Designed by C Squared Architects, Trent Bridge Care Home is a luxury new facility offering residential, dementia, and respite care located in West Bridgford.
The interiors, designed by Care Home Interiors, focuses on the location near sports facilities, to make Trent Bridge Care Home one of a kind.
The design was developed with the residents who would be living there in mind, resulting in a home which is community focused, making it a welcoming place with plenty of room for community groups, meetings, and events.
Offering 72 bedrooms arranged over five storeys with a rooftop terrace on the sixth floor, it is set on a comparatively small and irregular-shaped site.
Four residents’ communities are created, one per floor, above ground floor level. Each community has a maximum of 18 residents and these are supported by their own open-plan lounge/dining room and separate quiet lounge. In addition, each floor has an assisted bathroom, assisted WC, and ancillary rooms.
The home also has communal facilities on the ground floor including a bistro café, activity room, garden lounge, hair and beauty salon, and a cinema/multi-purpose room.
Each community has access to the outdoors with a range of spaces, whether that be from a secure large balcony off the lounge/dining room, the ground-floor communal gardens, or the communal rooftop terrace which has views across the Nottingham skyline and directly into Trent Bridge Cricket Ground.

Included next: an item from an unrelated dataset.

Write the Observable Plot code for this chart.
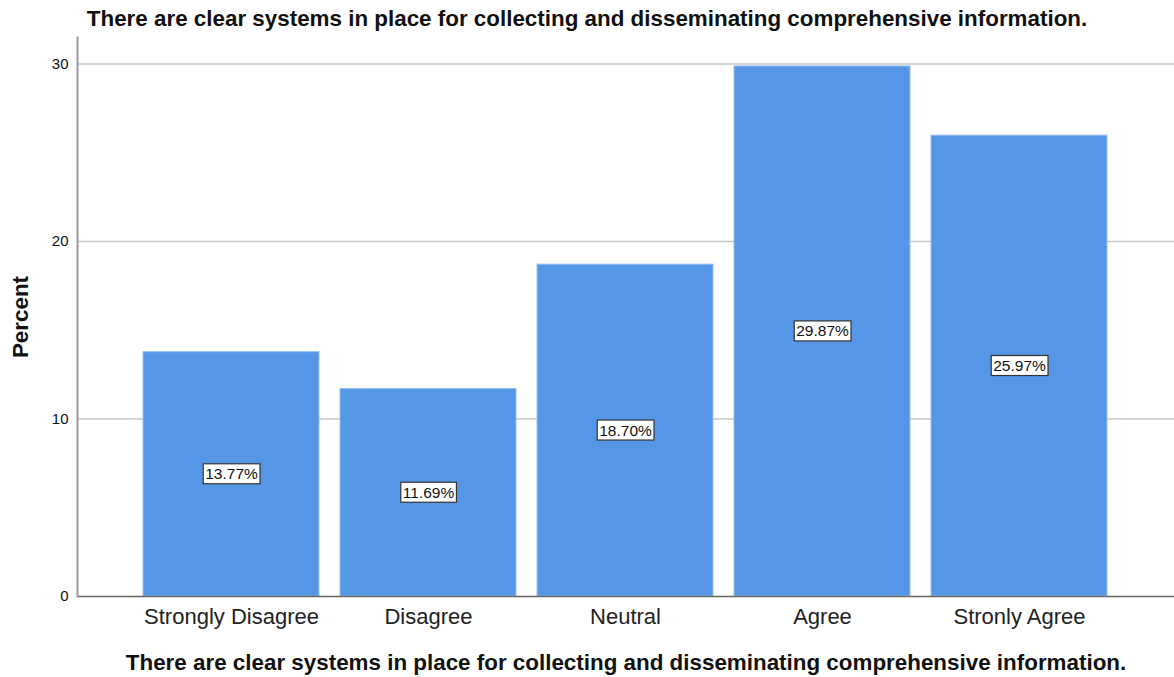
<!DOCTYPE html>
<html>
<head>
<meta charset="utf-8">
<script src="https://cdn.jsdelivr.net/npm/d3@7"></script>
<script src="https://cdn.jsdelivr.net/npm/@observablehq/plot@0.6"></script>
<style>
  html, body { margin: 0; padding: 0; background: #fff; }
  #wrap { position: relative; width: 1174px; height: 677px; }
  #title {
    position: absolute; left: 0; top: 0; width: 1174px; height: 37px;
    font: bold 22.4px "Liberation Sans", Arial, sans-serif; color: #111;
    line-height: 37px; text-align: center; white-space: nowrap;
  }
  #chart svg { display: block; }
</style>
</head>
<body>
<div id="wrap">
  <div id="chart"></div>
  <div id="title"></div>
</div>
<script>
// Survey item and response shares (percent of respondents)
const itemText = "There are clear systems in place for collecting and disseminating comprehensive information.";
const categories = ["Strongly Disagree", "Disagree", "Neutral", "Agree", "Stronly Agree"];
const percents = [13.77, 11.69, 18.70, 29.87, 25.97];
const yTicks = [0, 10, 20, 30];
const yLabel = "Percent";

const rows = categories.map((category, i) => ({category, percent: percents[i]}));

document.getElementById("title").textContent = itemText;

const chart = Plot.plot({
  width: 1174,
  height: 677,
  marginTop: 37,
  marginBottom: 81,
  marginLeft: 77,
  marginRight: 0,
  style: {fontFamily: "'Liberation Sans', Arial, sans-serif", color: "#222", background: "#fff"},
  x: {domain: categories, paddingInner: 0.106, paddingOuter: 0.328},
  y: {domain: [0, 31.5]},
  marks: [
    Plot.gridY(yTicks.filter(d => d > 0), {stroke: "#c8c8c8", strokeOpacity: 1, strokeWidth: 1.5}),
    Plot.barY(rows, {x: "category", y: "percent", fill: "#5596e6", stroke: "#9cc0f0", strokeWidth: 1}),
    Plot.ruleY([0], {stroke: "#666", strokeWidth: 1.5}),
    Plot.frame({anchor: "left", stroke: "#999", strokeWidth: 2}),
    Plot.axisY({ticks: yTicks, tickSize: 0, tickPadding: 9, fontSize: 15, label: null, fill: "#111"}),
    Plot.axisX({tickSize: 0, tickPadding: 12, fontSize: 22, label: null, fill: "#222", style: {letterSpacing: "0.6px"}}),
    Plot.text([itemText], {frameAnchor: "bottom", dy: 66, lineAnchor: "middle", fontSize: 22.4, fontWeight: "bold", fill: "#111"}),
    Plot.text([yLabel], {frameAnchor: "left", dx: -57, rotate: -90, textAnchor: "middle", fontSize: 22.4, fontWeight: "bold", fill: "#111"}),
    Plot.text(rows, {
      x: "category",
      y: d => d.percent / 2,
      text: d => d.percent.toFixed(2) + "%",
      fontSize: 15.5,
      fill: "#111",
      className: "value-label"
    })
  ]
});

document.getElementById("chart").appendChild(chart);

// White boxed backgrounds behind the value labels
d3.select(chart).selectAll(".value-label text").each(function () {
  const b = this.getBBox();
  d3.select(this.parentNode).insert("rect", () => this)
    .attr("transform", this.getAttribute("transform"))
    .attr("x", b.x - 2)
    .attr("y", b.y - 1.5)
    .attr("width", b.width + 4)
    .attr("height", b.height + 3)
    .attr("fill", "#fff")
    .attr("stroke", "#333")
    .attr("stroke-width", 1.2);
});
</script>
</body>
</html>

The residents’ lounge and dining rooms have been located in a central location where the two 8/10-bedroom wings meet for ease of wayfinding.

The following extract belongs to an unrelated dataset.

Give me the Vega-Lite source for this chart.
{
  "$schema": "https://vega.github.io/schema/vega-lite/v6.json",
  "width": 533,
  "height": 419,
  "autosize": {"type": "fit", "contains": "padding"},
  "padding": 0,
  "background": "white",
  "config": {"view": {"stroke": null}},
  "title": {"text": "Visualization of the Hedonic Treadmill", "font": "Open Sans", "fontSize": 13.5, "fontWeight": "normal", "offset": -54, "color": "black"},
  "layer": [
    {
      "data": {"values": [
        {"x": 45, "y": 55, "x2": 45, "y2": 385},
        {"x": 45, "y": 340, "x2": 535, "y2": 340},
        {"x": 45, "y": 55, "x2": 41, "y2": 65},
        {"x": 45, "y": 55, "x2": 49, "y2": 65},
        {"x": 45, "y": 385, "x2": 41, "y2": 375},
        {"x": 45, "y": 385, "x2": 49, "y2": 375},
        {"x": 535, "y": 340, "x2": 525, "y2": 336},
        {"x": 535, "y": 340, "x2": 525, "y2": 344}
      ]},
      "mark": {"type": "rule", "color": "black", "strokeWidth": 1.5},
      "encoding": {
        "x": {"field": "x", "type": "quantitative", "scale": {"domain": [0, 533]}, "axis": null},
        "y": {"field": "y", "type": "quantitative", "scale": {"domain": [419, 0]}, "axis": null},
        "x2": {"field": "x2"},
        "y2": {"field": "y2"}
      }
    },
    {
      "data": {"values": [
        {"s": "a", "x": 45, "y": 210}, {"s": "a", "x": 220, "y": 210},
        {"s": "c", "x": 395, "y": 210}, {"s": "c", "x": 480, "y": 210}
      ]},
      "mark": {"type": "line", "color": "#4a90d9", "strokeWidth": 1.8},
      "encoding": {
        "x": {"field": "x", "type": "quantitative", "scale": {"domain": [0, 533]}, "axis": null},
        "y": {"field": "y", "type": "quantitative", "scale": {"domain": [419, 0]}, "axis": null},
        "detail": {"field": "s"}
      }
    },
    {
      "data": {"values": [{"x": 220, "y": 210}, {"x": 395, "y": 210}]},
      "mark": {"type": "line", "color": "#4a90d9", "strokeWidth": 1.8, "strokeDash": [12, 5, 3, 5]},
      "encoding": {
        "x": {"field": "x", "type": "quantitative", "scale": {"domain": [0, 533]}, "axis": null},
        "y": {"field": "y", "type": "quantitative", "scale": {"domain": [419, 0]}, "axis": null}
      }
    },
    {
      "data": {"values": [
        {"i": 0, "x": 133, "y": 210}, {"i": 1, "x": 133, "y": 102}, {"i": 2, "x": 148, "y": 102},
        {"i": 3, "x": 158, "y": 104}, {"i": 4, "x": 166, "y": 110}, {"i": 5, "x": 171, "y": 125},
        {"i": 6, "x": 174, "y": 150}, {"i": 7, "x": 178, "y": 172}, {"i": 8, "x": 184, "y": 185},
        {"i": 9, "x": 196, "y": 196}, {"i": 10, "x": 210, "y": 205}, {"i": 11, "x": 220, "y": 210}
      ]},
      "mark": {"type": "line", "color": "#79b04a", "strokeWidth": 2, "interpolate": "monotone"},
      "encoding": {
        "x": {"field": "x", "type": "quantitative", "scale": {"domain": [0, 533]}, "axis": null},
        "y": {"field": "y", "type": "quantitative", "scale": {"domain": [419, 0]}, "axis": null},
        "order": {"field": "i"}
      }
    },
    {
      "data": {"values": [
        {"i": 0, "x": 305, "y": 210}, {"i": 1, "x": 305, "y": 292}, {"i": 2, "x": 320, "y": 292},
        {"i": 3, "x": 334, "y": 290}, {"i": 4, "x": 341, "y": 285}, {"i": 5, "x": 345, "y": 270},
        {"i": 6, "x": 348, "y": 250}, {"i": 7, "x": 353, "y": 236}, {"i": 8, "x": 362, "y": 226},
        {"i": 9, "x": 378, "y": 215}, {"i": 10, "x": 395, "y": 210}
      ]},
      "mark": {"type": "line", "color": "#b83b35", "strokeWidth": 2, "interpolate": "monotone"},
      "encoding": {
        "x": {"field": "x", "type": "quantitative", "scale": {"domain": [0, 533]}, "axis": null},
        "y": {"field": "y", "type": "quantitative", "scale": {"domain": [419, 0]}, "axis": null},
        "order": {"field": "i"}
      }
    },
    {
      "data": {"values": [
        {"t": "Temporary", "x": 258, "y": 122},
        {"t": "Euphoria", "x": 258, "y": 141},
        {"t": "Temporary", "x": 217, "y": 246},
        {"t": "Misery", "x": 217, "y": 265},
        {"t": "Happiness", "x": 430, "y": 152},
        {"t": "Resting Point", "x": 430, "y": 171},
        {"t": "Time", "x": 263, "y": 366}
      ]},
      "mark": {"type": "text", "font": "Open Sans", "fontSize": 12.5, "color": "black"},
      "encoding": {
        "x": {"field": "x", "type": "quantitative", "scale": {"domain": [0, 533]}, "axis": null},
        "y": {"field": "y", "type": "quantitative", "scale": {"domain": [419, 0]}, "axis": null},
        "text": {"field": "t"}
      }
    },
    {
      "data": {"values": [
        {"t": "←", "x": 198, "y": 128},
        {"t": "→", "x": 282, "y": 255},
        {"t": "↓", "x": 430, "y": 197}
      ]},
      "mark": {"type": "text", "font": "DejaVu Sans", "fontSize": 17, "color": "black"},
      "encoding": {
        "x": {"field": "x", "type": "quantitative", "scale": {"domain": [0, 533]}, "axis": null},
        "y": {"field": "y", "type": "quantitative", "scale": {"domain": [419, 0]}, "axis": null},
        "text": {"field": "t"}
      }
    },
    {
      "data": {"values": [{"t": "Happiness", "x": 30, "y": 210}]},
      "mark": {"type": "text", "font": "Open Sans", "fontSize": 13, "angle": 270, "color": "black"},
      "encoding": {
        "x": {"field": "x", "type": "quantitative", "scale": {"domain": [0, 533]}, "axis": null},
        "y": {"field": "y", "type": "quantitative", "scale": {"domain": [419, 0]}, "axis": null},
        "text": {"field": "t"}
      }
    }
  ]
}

The interior has been thoughtfully designed with dementia in mind, with short corridors, lots of natural light, and destination points, as well as utilising colour, light, texture, and materiality to support the care needs of the residents.
The judges said: “This blew us away. It was very brave to choose such a city centre location next to very, very busy roads, but we have rarely been to a care home so warm and welcoming from the moment you walk in.
“The residents we spoke to loved it there. There are so many great breakout areas and the verticality shortens travel times for residents who may have issues with mobility. The whole building feels light and airy and it has been extremely cleverly designed.
“We have this mental image of a care home as being typically suburban, low level, and often sprawling, and this is really showing a different way of doing things and could lead to a paradigm change. This cannot have been an easy brief, but it has been done very, very well.”